EXERCISE - Go through the listing and copy each line with the string "this".

MATERIAL SHOWN -
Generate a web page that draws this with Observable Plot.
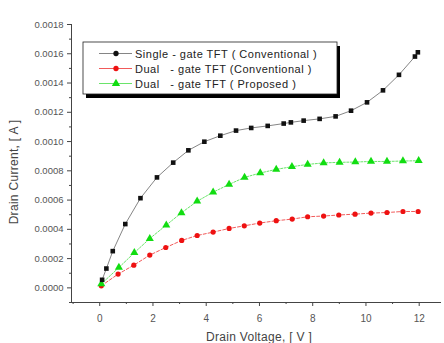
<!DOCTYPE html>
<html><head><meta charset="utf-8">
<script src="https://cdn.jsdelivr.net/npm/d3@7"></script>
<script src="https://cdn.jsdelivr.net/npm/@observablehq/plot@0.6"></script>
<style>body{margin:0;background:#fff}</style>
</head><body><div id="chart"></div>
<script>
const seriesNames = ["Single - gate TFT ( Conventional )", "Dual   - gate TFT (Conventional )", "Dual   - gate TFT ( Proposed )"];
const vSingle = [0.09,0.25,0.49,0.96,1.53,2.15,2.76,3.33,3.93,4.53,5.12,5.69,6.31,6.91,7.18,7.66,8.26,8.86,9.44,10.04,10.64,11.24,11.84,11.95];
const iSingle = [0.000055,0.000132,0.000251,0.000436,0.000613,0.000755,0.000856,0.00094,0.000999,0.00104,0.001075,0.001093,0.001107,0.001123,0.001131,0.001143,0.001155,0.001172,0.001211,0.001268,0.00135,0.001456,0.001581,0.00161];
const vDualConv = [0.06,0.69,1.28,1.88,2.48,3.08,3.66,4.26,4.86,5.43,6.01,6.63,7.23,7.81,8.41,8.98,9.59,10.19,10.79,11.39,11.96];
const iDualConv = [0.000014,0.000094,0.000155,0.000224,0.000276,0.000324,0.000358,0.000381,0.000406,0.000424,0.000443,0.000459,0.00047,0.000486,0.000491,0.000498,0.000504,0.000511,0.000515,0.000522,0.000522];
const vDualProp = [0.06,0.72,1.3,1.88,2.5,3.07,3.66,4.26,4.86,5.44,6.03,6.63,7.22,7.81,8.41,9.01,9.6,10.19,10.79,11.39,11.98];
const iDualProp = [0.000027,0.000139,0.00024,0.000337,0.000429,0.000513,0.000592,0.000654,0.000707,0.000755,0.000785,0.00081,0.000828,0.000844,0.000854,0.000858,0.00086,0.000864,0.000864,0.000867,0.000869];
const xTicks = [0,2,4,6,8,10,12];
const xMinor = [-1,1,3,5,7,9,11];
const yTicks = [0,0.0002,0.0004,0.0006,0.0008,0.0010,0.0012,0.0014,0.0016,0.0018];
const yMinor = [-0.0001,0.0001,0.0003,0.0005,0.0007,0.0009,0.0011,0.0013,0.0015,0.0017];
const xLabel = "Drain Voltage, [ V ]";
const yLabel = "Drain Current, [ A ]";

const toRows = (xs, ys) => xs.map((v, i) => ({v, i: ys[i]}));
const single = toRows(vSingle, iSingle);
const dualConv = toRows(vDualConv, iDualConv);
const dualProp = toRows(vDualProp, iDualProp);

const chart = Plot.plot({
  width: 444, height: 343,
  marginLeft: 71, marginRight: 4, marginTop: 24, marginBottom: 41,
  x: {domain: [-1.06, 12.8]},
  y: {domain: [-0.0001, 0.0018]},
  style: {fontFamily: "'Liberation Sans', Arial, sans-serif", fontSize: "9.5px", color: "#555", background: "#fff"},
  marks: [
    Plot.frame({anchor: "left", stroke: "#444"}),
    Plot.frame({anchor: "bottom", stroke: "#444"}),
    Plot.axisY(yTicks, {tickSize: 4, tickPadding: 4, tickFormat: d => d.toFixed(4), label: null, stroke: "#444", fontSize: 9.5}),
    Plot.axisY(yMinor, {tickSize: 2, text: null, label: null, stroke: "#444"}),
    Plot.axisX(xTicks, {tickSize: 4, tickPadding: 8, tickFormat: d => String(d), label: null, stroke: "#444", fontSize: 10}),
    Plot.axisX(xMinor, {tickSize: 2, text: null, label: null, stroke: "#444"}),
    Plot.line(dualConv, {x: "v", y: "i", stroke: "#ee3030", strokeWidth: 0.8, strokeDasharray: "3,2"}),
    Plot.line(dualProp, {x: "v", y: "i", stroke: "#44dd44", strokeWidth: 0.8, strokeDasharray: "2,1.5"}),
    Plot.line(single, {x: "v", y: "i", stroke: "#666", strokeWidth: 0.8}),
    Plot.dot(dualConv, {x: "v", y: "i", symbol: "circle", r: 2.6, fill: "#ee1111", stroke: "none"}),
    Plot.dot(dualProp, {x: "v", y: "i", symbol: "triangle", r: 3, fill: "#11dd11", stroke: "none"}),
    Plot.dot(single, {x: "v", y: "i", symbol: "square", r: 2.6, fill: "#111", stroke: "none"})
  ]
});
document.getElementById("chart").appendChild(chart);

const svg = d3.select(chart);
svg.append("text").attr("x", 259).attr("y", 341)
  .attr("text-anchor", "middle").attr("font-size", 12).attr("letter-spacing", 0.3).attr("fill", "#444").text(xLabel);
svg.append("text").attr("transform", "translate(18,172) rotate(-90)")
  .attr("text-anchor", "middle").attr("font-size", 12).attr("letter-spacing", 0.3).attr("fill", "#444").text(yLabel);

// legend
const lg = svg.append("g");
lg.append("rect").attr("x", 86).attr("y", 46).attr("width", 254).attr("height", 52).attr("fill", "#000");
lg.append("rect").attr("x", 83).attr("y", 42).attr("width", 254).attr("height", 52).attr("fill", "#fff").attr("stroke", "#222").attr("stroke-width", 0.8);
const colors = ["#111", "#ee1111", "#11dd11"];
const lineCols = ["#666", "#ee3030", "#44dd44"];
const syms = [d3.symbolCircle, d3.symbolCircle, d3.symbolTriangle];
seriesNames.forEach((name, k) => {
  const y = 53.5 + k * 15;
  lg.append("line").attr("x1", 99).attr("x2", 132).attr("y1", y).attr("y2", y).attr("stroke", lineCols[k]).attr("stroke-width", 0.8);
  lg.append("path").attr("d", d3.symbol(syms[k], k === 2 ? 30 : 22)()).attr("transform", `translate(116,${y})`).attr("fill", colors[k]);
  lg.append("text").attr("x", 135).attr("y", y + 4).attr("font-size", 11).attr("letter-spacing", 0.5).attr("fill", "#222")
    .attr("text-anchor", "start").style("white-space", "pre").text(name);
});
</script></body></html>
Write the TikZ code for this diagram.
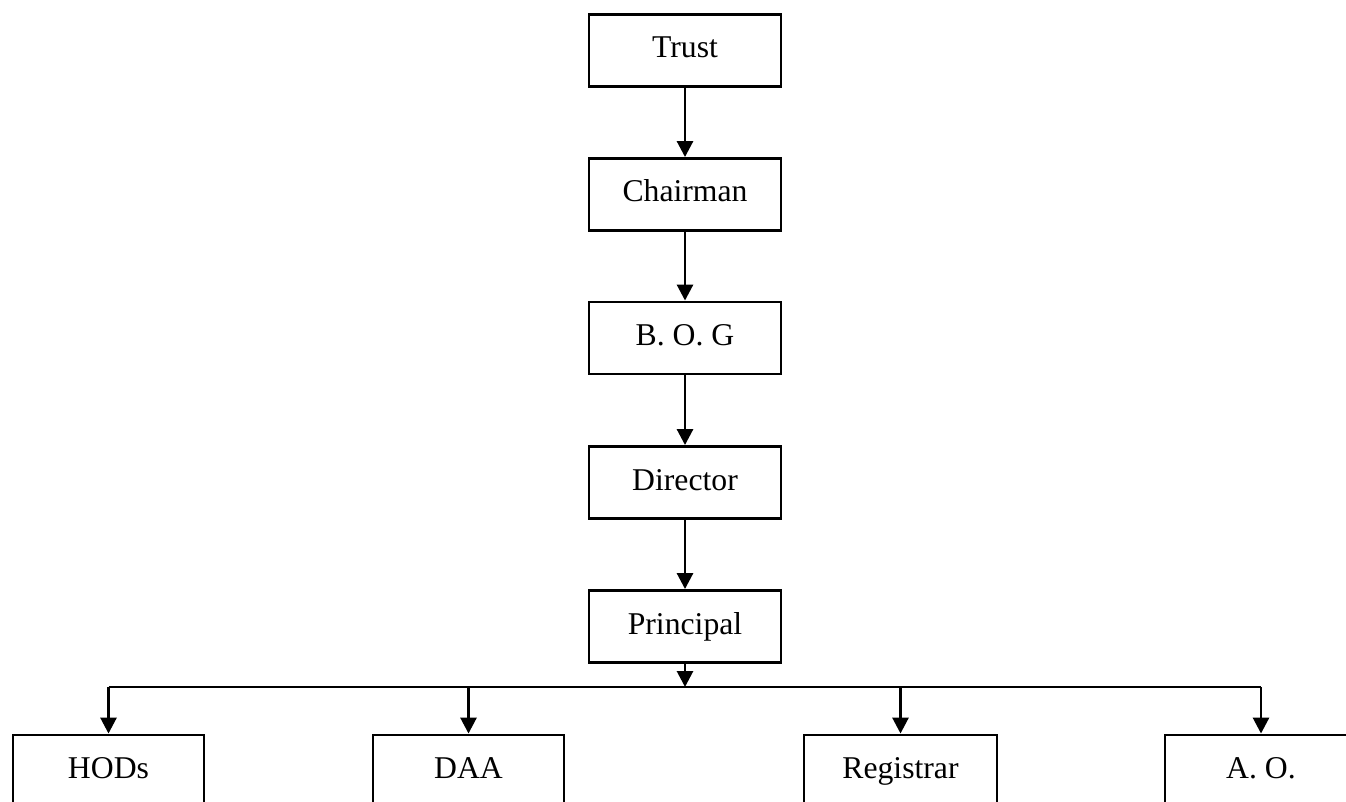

FULL OUTPUT -
Generate a web page that draws this with Observable Plot.
Write the TikZ code for this diagram.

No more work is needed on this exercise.